The Museumsdorf Niedersulz is located in Lower Austria's Weinviertel region. It shows typical buildings of a traditional village of this area at the time around 1900. The approximately 80 structures1 of the museum have been relocated to this place and arranged to depict the typical layout of a small village at a creek. In addition to the houses there are also authentic gardens with flowers, vegetables, herbs and fruit trees.
What you can see
Today visitors enter the Museumsdorf through a contemporary entrance building at the top of a hill and walk down towards the creek from this point. Originally it was entered at the creek and the main street running along the water2. The unpaved path leads to the buildings from their 'back sides'. The visitor walks down through a field and passes a few enclosures with different farm animals. From there they can choose various paths through the village.
The typical houses consist of a rather short house at the main road with stables and other farm buildings attached at a right angle, stretching a long way from the road. They are accessible from the house through an open corridor which runs along the whole long side of the building. This corridor is an extension of the corridor leading through the house, beginning at the front door at the road and ending at the far end of the farm buildings. While the house for living is directly attached to the neighbouring houses on both sides, there is a garden between the farm building and the neighbour's farm building. At the end of each plot stands a wooden barn.
Apart from farm buildings the village also encompasses the buildings of various craftsmen like a shoemaker or a saddler. There is also a mill and a typical Gasthaus (inn) and shop. Of course the village would not be complete without a church and the regionally-typical wine cellars. Most of the buildings can be entered and the completely furnished and decorated rooms can be viewed from the corridor. Various smaller objects also help to convey an authentic atmosphere, like, for instance, dovecotes, dog houses and wells.
The Dorfmuseum Niedersulz is situated about 40km (25 miles) north of Vienna. At first you follow the Autobahn A5 northwards in the direction of Brno (Czech Republic). You will find street signs leading you to the museum starting at the right exit. On the drive you can enjoy the landscape rolling hills and small villages in the middle of large fields.
There is a large parking space (including a charging station for electric cars) uphill from the museum's entrance. The new entrance building is accessible and has accessible toilets.
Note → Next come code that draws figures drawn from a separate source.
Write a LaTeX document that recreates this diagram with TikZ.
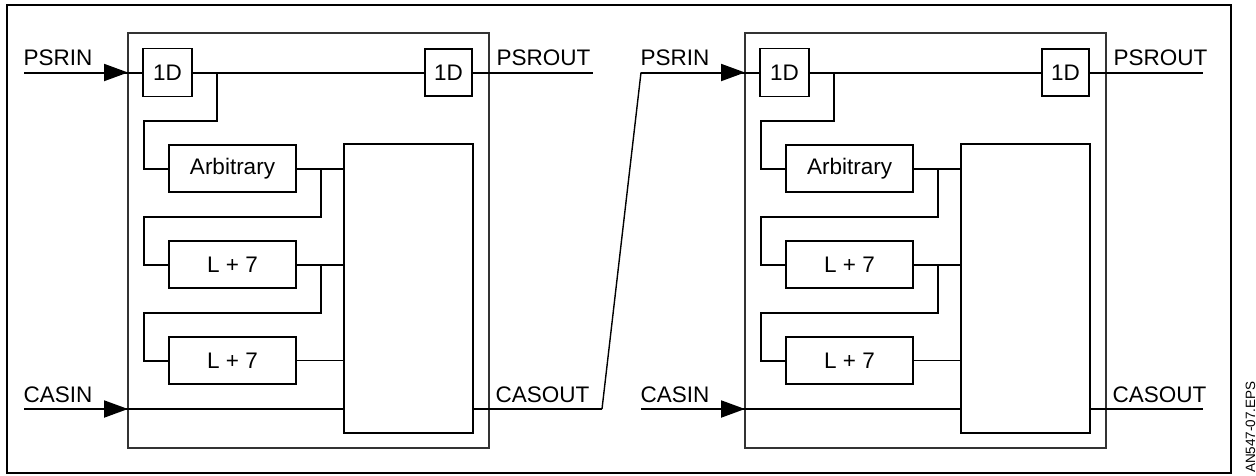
\documentclass[tikz,border=0pt]{standalone}
\usepackage{fontspec}
\setmainfont{Liberation Sans}
\usetikzlibrary{arrows.meta}
\newcommand\lbl{\fontsize{22.5}{25}\selectfont}

% One cascade stage: #1 name prefix, #2 horizontal shift,
% #3 end of the PSROUT wire, #4 end of the CASOUT wire (local x)
\newcommand\drawstage[4]{%
\begin{scope}[xshift=#2pt]
  \node[frame, minimum width=361pt, minimum height=415pt, anchor=north west] (#1-blk) at (128,33) {};
  \node[box, minimum width=49pt, minimum height=48pt] (#1-d1) at (167.5,72.5) {1D};
  \node[box, minimum width=47pt, minimum height=47pt] (#1-d2) at (448.5,72.5) {1D};
  \node[box, minimum width=127pt, minimum height=47pt] (#1-arb) at (232.5,168.5) {Arbitrary};
  \node[box, minimum width=127pt, minimum height=47pt] (#1-la) at (232.5,264.5) {L + 7};
  \node[box, minimum width=127pt, minimum height=47pt] (#1-lb) at (232.5,360.5) {L + 7};
  \node[box, minimum width=129pt, minimum height=289pt] (#1-big) at (408.5,288.5) {};
  \coordinate (#1-psrin) at (24,72.5);
  \coordinate (#1-casin) at (24,409);
  \coordinate (#1-psrout) at (#3,72.5);
  \coordinate (#1-casout) at (#4,409);
  % port labels
  \node[port] (#1-psrin-t) at (23.5,65) {PSRIN};
  \node[port] (#1-casin-t) at (23.5,402) {CASIN};
  \node[port] (#1-psrout-t) at (496.5,65) {PSROUT};
  \node[port] (#1-casout-t) at (495.5,402) {CASOUT};
  % pixel stream
  \draw[wire] (#1-psrin) -- (#1-d1.west);
  \draw[feed] (#1-psrin) -- (#1-psrin -| #1-blk.west);
  \draw[wire] (#1-d1.east) -- (#1-d2.west);
  \draw[wire] (#1-d2.east) -- (#1-psrout);
  % delay taps
  \draw[wire] (#1-d1.east) ++(25,0) |- (144,121) |- (#1-arb.west);
  \draw[wire] (#1-arb.east) -- (#1-arb.east -| #1-big.west);
  \draw[wire] (#1-arb.east) ++(25,0) |- (144,217) |- (#1-la.west);
  \draw[wire] (#1-la.east) -- (#1-la.east -| #1-big.west);
  \draw[wire] (#1-la.east) ++(25,0) |- (144,313) |- (#1-lb.west);
  \draw[thin wire] (#1-lb.east) -- (#1-lb.east -| #1-big.west);
  % cascade path
  \draw[wire] (#1-casin) -- (#1-casin -| #1-big.west);
  \draw[feed] (#1-casin) -- (#1-casin -| #1-blk.west);
  \draw[wire] (#1-big.east |- #1-casin) -- (#1-casout);
\end{scope}}

\begin{document}
\begin{tikzpicture}[x=1pt,y=-1pt,
  wire/.style={line width=2pt},
  thin wire/.style={line width=1.4pt},
  box/.style={draw, line width=1.9pt, inner sep=0pt, outer sep=0pt, font=\lbl},
  frame/.style={draw, line width=1.7pt, draw=black!80, inner sep=0pt, outer sep=0pt},
  port/.style={anchor=base west, inner sep=0pt, font=\lbl},
  feed/.style={wire, -{Triangle[length=24pt,width=17pt]}},
]
\useasboundingbox (0,0) rectangle (1256,475);
\node[draw, line width=2pt, minimum width=1224pt, minimum height=468pt,
      inner sep=0pt, outer sep=0pt, anchor=north west] (border) at (7,5) {};

\drawstage{a}{0}{593}{602}
\drawstage{b}{617}{586}{586}

% cascade link between the two stages
\draw[thin wire] (a-casout) -- (b-psrin);

\node[rotate=90, anchor=base west, inner sep=0pt, font=\fontsize{13.5}{15}\selectfont]
  (tag) at (1255,473) {AN547-07.EPS};
\end{tikzpicture}
\end{document}
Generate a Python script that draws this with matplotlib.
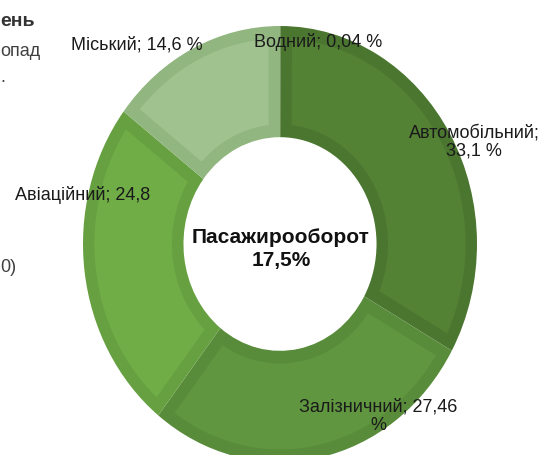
import matplotlib
matplotlib.use("Agg")
import matplotlib.pyplot as plt
import numpy as np
from matplotlib.patches import Polygon

plt.rcParams['font.family'] = ['Liberation Sans', 'DejaVu Sans']

categories = ["Водний", "Автомобільний", "Залізничний", "Авіаційний", "Міський"]
values = [0.04, 33.1, 27.46, 24.8, 14.6]
fills = ["#4f7d31", "#548235", "#5f963f", "#70ad47", "#a0c28e"]
borders = ["#4a7530", "#4b7630", "#588c3a", "#66a040", "#92b680"]

W, H = 552, 456
fig = plt.figure(figsize=(W / 100, H / 100), dpi=100)
ax = fig.add_axes([0, 0, 1, 1])

ring_w = 0.51
wedges, _ = ax.pie(values, startangle=90, counterclock=False,
                   colors=borders, radius=1.0,
                   wedgeprops=dict(width=ring_w, edgecolor="none", linewidth=0))

# inner (bevel-like) fill inset inside each wedge
d = 0.058
for w, fc in zip(wedges, fills):
    t1, t2 = w.theta1, w.theta2
    ro = w.r - d
    ri = w.r - w.width + d
    ao = np.degrees(np.arcsin(d / ro))
    ai = np.degrees(np.arcsin(d / ri))
    if (t2 - t1) <= 2 * ai:
        continue
    to = np.radians(np.linspace(t1 + ao, t2 - ao, 80))
    tin = np.radians(np.linspace(t2 - ai, t1 + ai, 80))
    xs = np.concatenate([ro * np.cos(to), ri * np.cos(tin)])
    ys = np.concatenate([ro * np.sin(to), ri * np.sin(tin)])
    ax.add_patch(Polygon(np.column_stack([xs, ys]), closed=True,
                         facecolor=fc, edgecolor='none'))

# pixel geometry of the (slightly stretched) ring
cx, cy, rx, ry = 280, 245, 197, 218
ax.set_aspect('auto')
ax.set_xlim((0 - cx) / rx, (W - cx) / rx)
ax.set_ylim((cy - H) / ry, (cy - 0) / ry)
ax.axis('off')

def ftext(x, y, s, **kw):
    fig.text(x / W, 1 - y / H, s, **kw)

lab = dict(fontsize=13, color="#1a1a1a", ha='center', va='center', linespacing=1.1)
ftext(137, 45, "Міський; 14,6 %", **lab)
ftext(318, 42, "Водний; 0,04 %", **lab)
ftext(474, 142, "Автомобільний;\n33,1 %", **lab)
ftext(83, 195, "Авіаційний; 24,8", **lab)
ftext(378, 416, "Залізничний; 27,46\n%", **lab)
ftext(281, 249, "Пасажирооборот\n17,5%", fontsize=15, fontweight='bold',
      color="#111111", ha='center', va='center', linespacing=1.25)

# fragments of neighbouring text at the left edge
ftext(0, 22, "ень", fontsize=14, fontweight='bold', color="#333333", ha='left', va='center')
ftext(0, 52, "опад", fontsize=13, color="#404040", ha='left', va='center')
ftext(0, 78, ".", fontsize=13, color="#404040", ha='left', va='center')
ftext(0, 268, "0)", fontsize=13, color="#404040", ha='left', va='center')

fig.savefig("out.png", dpi=100)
All outdoor spaces can be used with a wheelchair or stroller, but as mentioned before the museum is built on a slope and has unpaved paths. Also, most of the houses have steps leading up to the entrances so you will not be able to get inside with a wheelchair.
If you are hungry there is a small restaurant at the village square offering regional/Austrian dishes for lunch as well as ice cream. Wine lovers can taste local wines at the wine shop which is open at the Kellergasse (street of wine cellars) on every weekend and holiday. For children there is a playground in front of the museum's entrance as well as at the restaurant. You can take your dog with you to the museum but will have to keep it on the lead at all times. Bowls with water for your furry friend can be found in various places in the museum.
A visit at the Museumsdorf takes about two hours. On weekends and holidays you can also take a guided tour for a small extra fee at certain times of the day. Sometimes special family tours are also available. The museum is closed during the winter. On weekends the museum frequently offers special events of various topics where you can learn more about life over 100 years ago. There are also workshops, but those usually require a reservation and have to be paid for separately.
There are other open-air museums showing historic buildings of different regions in rural Austria:
Burgenland: the village museum Mönchhof is a collection of 35 residential buildings, school, church, inn and other buildings of daily life, arranged like a typical village.
Styria: the Österreichisches Freilichtmuseum Stübing is one of the largest open-air museums in Europe with over 100 historic buildings on 65 hectares of land. It shows rural buildings from all over Austria.
Salzburg: with a collection of about 100 buildings and 7km of footpaths, the Salzburg open-air museum in Großgmain is as large as Stübing. It shows buildings from all areas of Salzburg and even has a train for visitors to go from one end of the museum to the other.
Tyrol: the museum of Tyrolian farms in Kramsach is a collection of the rural architecture in one of the most alpine regions of Austria. The museum consists of about 40 buildings.